If the IBF insists on its standard protocols and Zuffa refuses to accommodate them, the sanctioning body faces an uncomfortable choice: look the other way, or strip its champion. Boxing has seen this movie before. In late 2025, the WBC stripped Terence Crawford for refusing to pay a $300,000 sanctioning fee after his victory over Canelo Álvarez. Crawford’s response on social media was blunt: “You can take the f—ing belt. It’s a trophy anyway.” If Opetaia loses his IBF title over a credentialing dispute at a Zuffa event, the belt’s symbolic authority takes another hit — and Zuffa’s argument that the sanctioning bodies are relics gains another data point.
The Fighter in the Middle
Opetaia did not sign with Zuffa Boxing to make a political statement. He signed because he spent three years trying to get unification fights and couldn’t make them happen under the traditional system. He went 3-0 in 2025, stopping David Nyika, Claudio Squeo, and Huseyin Cinkara, while the other cruiserweight champions — Gilberto “Zurdo” Ramírez (WBA and WBO) and Noël Mikaelian (WBC) — competed on different networks under different promoters with no structural incentive to meet him.
His manager, Mick Francis, has been direct about the calculus. “One of the concerns was they didn’t recognize the sanctioning bodies,” Francis told Boxing King Media. “However, probably to sweeten the deal and get Jai across the line is that they will let Jai fight for the titles and unify the division, which is exactly what he wants to do.”
White confirmed as much. “These guys all come from somewhere and had dreams from when they first put on a pair of gloves,” he said. “We’re going to do everything in our power to make sure that these guys can do what they wanted to do.”

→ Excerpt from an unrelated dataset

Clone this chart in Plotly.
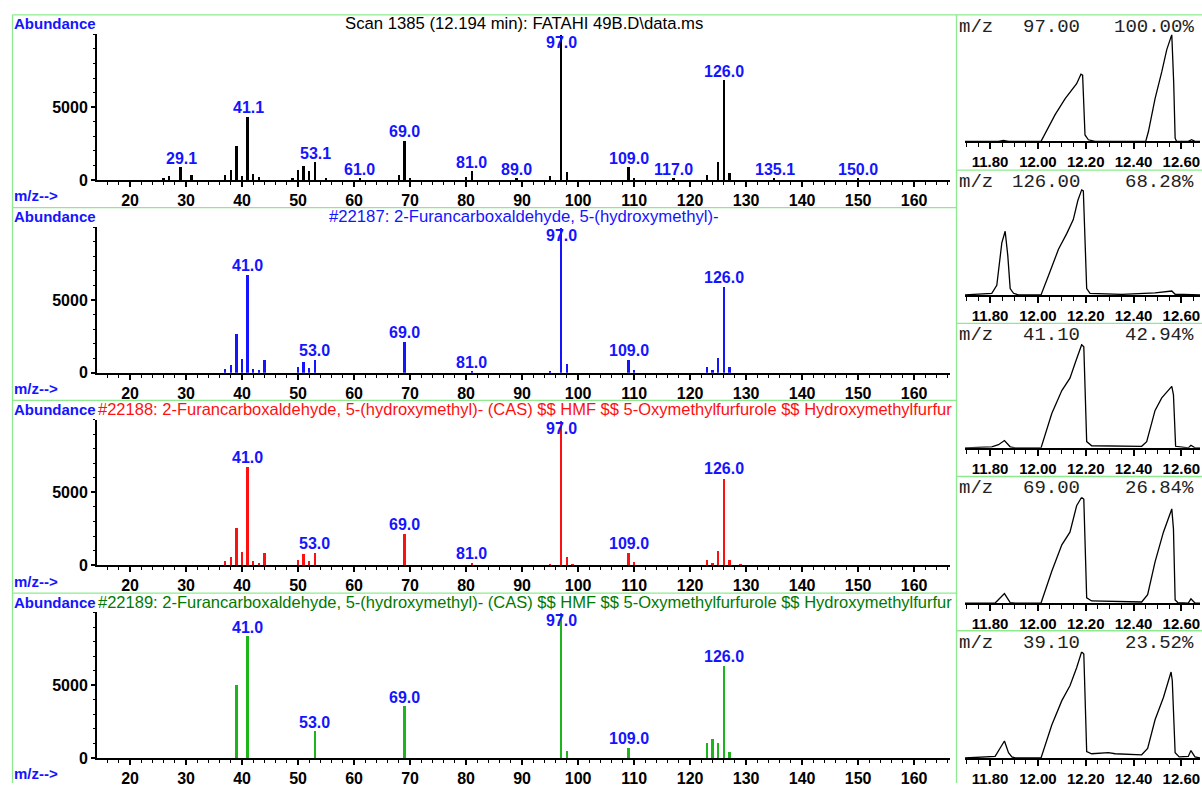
import plotly.graph_objects as go

W, H = 1202, 792

# ---------------- data: mass spectra (m/z, abundance) ----------------
scan_mz = [26, 27, 29, 31, 37, 38, 39, 40, 41, 42, 43, 49, 50, 51, 52, 53, 55, 61, 68, 69, 70,
           80, 81, 89, 95, 97, 98, 109, 110, 117, 123, 125, 126, 127, 135, 150]
scan_ab = [100, 230, 840, 340, 340, 680, 2320, 230, 4320, 410, 160, 100, 640, 950, 570, 1180, 100, 60, 340, 2660, 100,
           200, 570, 50, 230, 9950, 520, 840, 100, 60, 300, 1180, 6820, 450, 50, 40]
scan_labels = ["29.1", "41.1", "53.1", "61.0", "69.0", "81.0", "89.0", "97.0", "109.0", "117.0", "126.0", "135.1", "150.0"]

lib1_mz = [37, 38, 39, 40, 41, 42, 43, 44, 50, 51, 52, 53, 69, 81, 95, 97, 98, 109, 110, 123, 124, 125, 126, 127]
lib1_ab = [270, 520, 2660, 910, 6700, 270, 160, 840, 410, 750, 340, 840, 2110, 60, 110, 9950, 610, 840, 160, 390, 160, 980, 5910, 390]
lib1_labels = ["41.0", "53.0", "69.0", "81.0", "97.0", "109.0", "126.0"]

lib2_mz = [37, 38, 39, 40, 41, 42, 43, 44, 50, 51, 52, 53, 69, 81, 95, 97, 98, 99, 109, 110, 123, 124, 125, 126, 127, 129]
lib2_ab = [300, 570, 2610, 950, 6750, 300, 180, 860, 410, 800, 340, 840, 2160, 180, 110, 9950, 610, 110, 860, 230, 410, 180, 980, 5980, 410, 60]
lib2_labels = ["41.0", "53.0", "69.0", "81.0", "97.0", "109.0", "126.0"]

lib3_mz = [39, 41, 53, 69, 97, 98, 109, 123, 124, 125, 126, 127]
lib3_ab = [4950, 8340, 1820, 3520, 9950, 450, 680, 980, 1250, 980, 6300, 390]
lib3_labels = ["41.0", "53.0", "69.0", "97.0", "109.0", "126.0"]

titles = [
    "Scan 1385 (12.194 min): FATAHI 49B.D\\data.ms",
    "#22187: 2-Furancarboxaldehyde, 5-(hydroxymethyl)-",
    "#22188: 2-Furancarboxaldehyde, 5-(hydroxymethyl)- (CAS) $$ HMF $$ 5-Oxymethylfurfurole $$ Hydroxymethylfurfur",
    "#22189: 2-Furancarboxaldehyde, 5-(hydroxymethyl)- (CAS) $$ HMF $$ 5-Oxymethylfurfurole $$ Hydroxymethylfurfur",
]

# ---------------- data: extracted ion chromatograms (time min, % of max) ----------------
eic97_t = [11.695, 11.835, 11.856, 11.877, 12.013, 12.072, 12.114, 12.141, 12.162, 12.180, 12.187, 12.197, 12.211, 12.239,
           12.451, 12.462, 12.490, 12.518, 12.539, 12.560, 12.568, 12.574, 12.580, 12.629, 12.643, 12.657, 12.678]
eic97_i = [0, 0, 1, 0, 0, 25, 40, 48, 54, 63, 62, 6, 1.5, 0,
           0, 9, 40, 65, 86, 100, 55, 3, 0, 0, 1.5, 0, 0]

eic126_t = [11.695, 11.807, 11.828, 11.849, 11.863, 11.874, 11.884, 11.898, 11.918, 12.013, 12.044, 12.086, 12.121, 12.148,
            12.167, 12.183, 12.190, 12.204, 12.218, 12.351, 12.490, 12.560, 12.574, 12.678]
eic126_i = [0, 1.5, 9, 49, 60, 37, 6, 1.5, 0, 0, 18, 43, 58, 71,
            89, 99, 98, 6, 1.5, 0.5, 2, 3.7, 0.6, 0]

eic41_t = [11.695, 11.807, 11.835, 11.860, 11.884, 11.905, 12.013, 12.058, 12.100, 12.134, 12.158, 12.183, 12.192, 12.204,
           12.225, 12.434, 12.455, 12.490, 12.518, 12.546, 12.560, 12.567, 12.576, 12.629, 12.640, 12.657, 12.678]
eic41_i = [0, 1, 3, 7, 1, 0, 0, 33, 55, 67, 83, 99, 97, 6,
           2, 1.5, 6, 36, 48, 55, 59, 51, 1.5, 0, 2.5, 0, 0]

eic69_t = [11.695, 11.821, 11.860, 11.884, 11.905, 12.013, 12.058, 12.100, 12.134, 12.162, 12.183, 12.192, 12.204, 12.225,
           12.434, 12.459, 12.490, 12.525, 12.560, 12.567, 12.574, 12.585, 12.629, 12.640, 12.657, 12.678]
eic69_i = [0, 0, 9, 0.5, 0, 0, 30, 55, 67, 92, 100, 98, 5, 2,
           1, 8, 39, 67, 89, 70, 3, 0.5, 0, 4, 0, 0]

eic39_t = [11.695, 11.821, 11.860, 11.877, 11.891, 11.905, 12.013, 12.058, 12.100, 12.134, 12.162, 12.183, 12.192, 12.204,
           12.225, 12.295, 12.323, 12.434, 12.459, 12.490, 12.525, 12.557, 12.562, 12.574, 12.591, 12.629, 12.640, 12.657, 12.678]
eic39_i = [0, 1.5, 16, 5, 1, 0, 0, 31, 54, 68, 85, 100, 98, 6,
           4, 5, 4, 3, 9, 36, 57, 81, 73, 5, 1, 1.5, 7, 1, 0]

eic_mz = ["97.00", "126.00", "41.10", "69.00", "39.10"]
eic_pct = ["100.00%", "68.28%", "42.94%", "26.84%", "23.52%"]
eic_t = [eic97_t, eic126_t, eic41_t, eic69_t, eic39_t]
eic_i = [eic97_i, eic126_i, eic41_i, eic69_i, eic39_i]

# ---------------- styling / layout ----------------
FONT = "Arial, Liberation Sans, sans-serif"
MONO = "Liberation Mono, Courier New, monospace"
BLUE = "#1414FF"
GREEN_LINE = "#8DEB8D"
bar_colors = ["#000000", "#1414FF", "#FF1010", "#1CB51C"]
title_colors = ["#000000", "#1414FF", "#FF1010", "#007A00"]


def px(x):
    return x / W


def py(y):
    return 1 - y / H


fig = go.Figure()
annotations = []
shapes = []

spectra = [(scan_mz, scan_ab, scan_labels), (lib1_mz, lib1_ab, lib1_labels),
           (lib2_mz, lib2_ab, lib2_labels), (lib3_mz, lib3_ab, lib3_labels)]
left_zero = [182.0, 377.0, 571.7, 766.7]     # pixel row of zero abundance
frame_top = [15, 210, 405, 600]
YMAX = 10000
PX_PER_UNIT = 14.72 / 1000

for i, (mz, ab, labels) in enumerate(spectra):
    k = i + 1
    sfx = "" if k == 1 else str(k)
    xa, ya = "x" + sfx, "y" + sfx
    fig.add_trace(go.Bar(x=mz, y=ab, width=0.42, marker=dict(color=bar_colors[i], line=dict(width=0)),
                         xaxis=xa, yaxis=ya, hoverinfo="skip", showlegend=False))
    y0 = left_zero[i]
    y1 = y0 - YMAX * PX_PER_UNIT
    fig.layout["xaxis" + sfx] = dict(
        domain=[px(97), px(950)], anchor=ya, range=[14.1, 166.4],
        showline=True, linecolor="black", linewidth=2, mirror=False,
        ticks="outside", ticklen=5, tickwidth=1.6, tickcolor="black",
        tickmode="linear", tick0=0, dtick=10,
        minor=dict(ticks="outside", ticklen=3, tickwidth=1.4, tickcolor="black", dtick=2, tick0=0),
        showgrid=False, zeroline=False, fixedrange=True,
        tickfont=dict(family=FONT, size=16, color="black", weight="bold"))
    fig.layout["yaxis" + sfx] = dict(
        domain=[py(y0), py(y1)], anchor=xa, range=[0, YMAX],
        showline=True, linecolor="black", linewidth=2,
        ticks="outside", ticklen=4, tickwidth=1.6, tickcolor="black",
        tickmode="array", tickvals=[0, 5000], ticktext=["0", "5000"],
        minor=dict(ticks="outside", ticklen=2, tickwidth=1.2, tickcolor="black",
                   tickmode="array", tickvals=list(range(0, YMAX + 1, 1000))),
        showgrid=False, zeroline=False, fixedrange=True,
        tickfont=dict(family=FONT, size=16, color="black", weight="bold"))
    # peak labels
    for lab in labels:
        m = float(lab)
        v = ab[mz.index(round(m))]
        if v > 8500:
            annotations.append(dict(x=m, y=YMAX, xref=xa, yref=ya, text="<b>%s</b>" % lab, showarrow=False,
                                    xanchor="center", yanchor="top", yshift=2,
                                    font=dict(family=FONT, size=16, color=BLUE)))
        else:
            annotations.append(dict(x=m, y=v, xref=xa, yref=ya, text="<b>%s</b>" % lab, showarrow=False,
                                    xanchor="center", yanchor="bottom", yshift=-1,
                                    font=dict(family=FONT, size=16, color=BLUE)))
    # "Abundance" and "m/z-->"
    ft = frame_top[i]
    annotations.append(dict(x=px(12), y=py(ft + 9), xref="paper", yref="paper", text="<b>Abundance</b>",
                            showarrow=False, xanchor="left", yanchor="middle",
                            font=dict(family=FONT, size=15, color=BLUE)))
    annotations.append(dict(x=px(12), y=py(y0 + 16), xref="paper", yref="paper", text="<b>m/z--></b>",
                            showarrow=False, xanchor="left", yanchor="middle",
                            font=dict(family=FONT, size=15, color=BLUE)))
    if i < 2:
        annotations.append(dict(x=px(524), y=py(ft + 9), xref="paper", yref="paper", text=titles[i],
                                showarrow=False, xanchor="center", yanchor="middle",
                                font=dict(family=FONT, size=16.7, color=title_colors[i])))
    else:
        annotations.append(dict(x=px(96), y=py(ft + 9), xref="paper", yref="paper", text=titles[i],
                                showarrow=False, xanchor="left", yanchor="middle",
                                font=dict(family=FONT, size=16.5, color=title_colors[i])))

# chromatograms
right_base = [143.0, 298.3, 453.0, 610.0, 766.7]
right_top = [35.0, 191.0, 347.7, 503.0, 659.3]
right_frame = [15, 172, 327, 482, 638]
for j in range(5):
    k = 5 + j
    sfx = str(k)
    xa, ya = "x" + sfx, "y" + sfx
    fig.add_trace(go.Scatter(x=eic_t[j], y=eic_i[j], mode="lines", line=dict(color="black", width=1.3),
                             xaxis=xa, yaxis=ya, hoverinfo="skip", showlegend=False))
    fig.layout["xaxis" + sfx] = dict(
        domain=[px(965), px(1200)], anchor=ya, range=[11.695, 12.678],
        showline=True, linecolor="black", linewidth=1.6,
        ticks="outside", ticklen=6, tickwidth=1.6, tickcolor="black",
        tickmode="linear", tick0=11.8, dtick=0.2, tickformat=".2f",
        minor=dict(ticks="outside", ticklen=4, tickwidth=1.2, tickcolor="black", dtick=0.05, tick0=11.8),
        showgrid=False, zeroline=False, fixedrange=True,
        tickfont=dict(family=FONT, size=15, color="black", weight="bold"))
    fig.layout["yaxis" + sfx] = dict(
        domain=[py(right_base[j]), py(right_top[j])], anchor=xa, range=[0, 100],
        visible=False, fixedrange=True)
    ty = py(right_frame[j] + 12)
    annotations.append(dict(x=px(957), y=ty, xref="paper", yref="paper", text="m/z", showarrow=False,
                            xanchor="left", yanchor="middle", font=dict(family=MONO, size=19, color="#222")))
    annotations.append(dict(x=px(1082), y=ty, xref="paper", yref="paper", text=eic_mz[j], showarrow=False,
                            xanchor="right", yanchor="middle", font=dict(family=MONO, size=19, color="#222")))
    annotations.append(dict(x=px(1196), y=ty, xref="paper", yref="paper", text=eic_pct[j], showarrow=False,
                            xanchor="right", yanchor="middle", font=dict(family=MONO, size=19, color="#222")))

# green frames
line = dict(color=GREEN_LINE, width=1.3)
shapes.append(dict(type="line", xref="paper", yref="paper", x0=px(12.5), x1=px(12.5), y0=py(15), y1=py(792), line=line))
shapes.append(dict(type="line", xref="paper", yref="paper", x0=px(956.5), x1=px(956.5), y0=py(15), y1=py(792), line=line))
for ft in frame_top:
    shapes.append(dict(type="line", xref="paper", yref="paper", x0=px(12.5), x1=px(956.5), y0=py(ft), y1=py(ft), line=line))
for rf in right_frame:
    shapes.append(dict(type="line", xref="paper", yref="paper", x0=px(956.5), x1=px(1202), y0=py(rf), y1=py(rf), line=line))

fig.update_layout(
    width=W, height=H, margin=dict(l=0, r=0, t=0, b=0),
    paper_bgcolor="white", plot_bgcolor="white",
    annotations=annotations, shapes=shapes, showlegend=False, bargap=0,
)

fig.write_html("out.html", config={"displayModeBar": False},
               post_script="document.body.style.margin='0';document.body.style.overflow='hidden';")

The contradiction is plain. Zuffa’s institutional position is that sanctioning bodies are unnecessary. Zuffa’s most important fighter needs those sanctioning bodies to achieve his career-defining goal. If Opetaia becomes undisputed — holding the IBF, WBA, WBO, WBC, Ring Magazine, and Zuffa belts simultaneously — it would validate both systems at once. If unification fights never materialize, Opetaia has said plainly what happens next. “If we don’t get one by the end of the year,” he told reporters, “I’ll be very f—ing disappointed.”
He turns 31 in June and has already floated a move to heavyweight. The window is not unlimited.
The Cruiserweight Landscape
The division around Opetaia is in motion. Ramírez is set to defend his WBA and WBO titles against David Benavidez on May 2 at the T-Mobile Arena in Las Vegas. That fight will either produce a unified champion on the other side of the division or, if Benavidez wins, create a new obstacle between Opetaia and undisputed status — one fighting under Sampson Lewkowicz’s promotional banner, not Zuffa’s.
Mikaelian reclaimed the WBC title in December by avenging his loss to Badou Jack. He is the least prominent of the cruiserweight titleholders but controls a belt Opetaia would need.
None of these fighters are signed to Zuffa Boxing. Any unification fight would require cross-promotional negotiation — the exact kind of dealing that boxing’s fractured ecosystem has historically made difficult and that Zuffa’s closed-league model is philosophically designed to avoid.
The Bigger Picture
March 8 arrives at a specific legislative moment. The Muhammad Ali American Boxing Revival Act (H.R. 4624) passed the House Committee on Education and the Workforce on January 21 by a vote of 30-4 and now awaits a full House floor vote. If enacted, the law would allow Unified Boxing Organizations to operate their own title and ranking systems outside the traditional sanctioning body framework — effectively giving legal sanction to exactly what Zuffa is already doing on a promotional level.
Supporters include Lonnie Ali, Muhammad Ali’s widow, who testified that it was time to allow another system to compete. Opponents include Oscar De La Hoya and Evander Holyfield, who warned in The Wall Street Journal that UBOs would allow a single company to control every part of a boxing league. Muhammad Ali’s grandson, Nico Ali Walsh — himself an active professional boxer — publicly opposes the bill bearing his grandfather’s name.
The WBC’s Mauricio Sulaimán has been the most vocal sanctioning body critic, comparing Zuffa to failed alternative football leagues and calling the promotion “minor league.” The IBF, by contrast, has been mostly silent — which is why March 8 is a pressure point. Silence works until your champion is fighting on someone else’s card for someone else’s belt, and you have to decide whether you’re in the building or not.
Zuffa Boxing has now held three events, announced plans for 12 to 16 cards in 2026, revealed its eight-division structure, and signed nearly 100 fighters. It has a $500 million Paramount+ deal, separately funded super-fights through Sela and Netflix, and the legislative momentum of a bipartisan bill moving through Congress with White House connections.
Against all of that, the IBF’s leverage on March 8 comes down to a credential, a weigh-in scale, and a question: does the belt matter enough for anyone in the room to fight for it? Not Opetaia — he’ll fight regardless. The sanctioning body itself. That answer will tell the sport more about boxing’s future than twelve rounds of cruiserweight action ever could.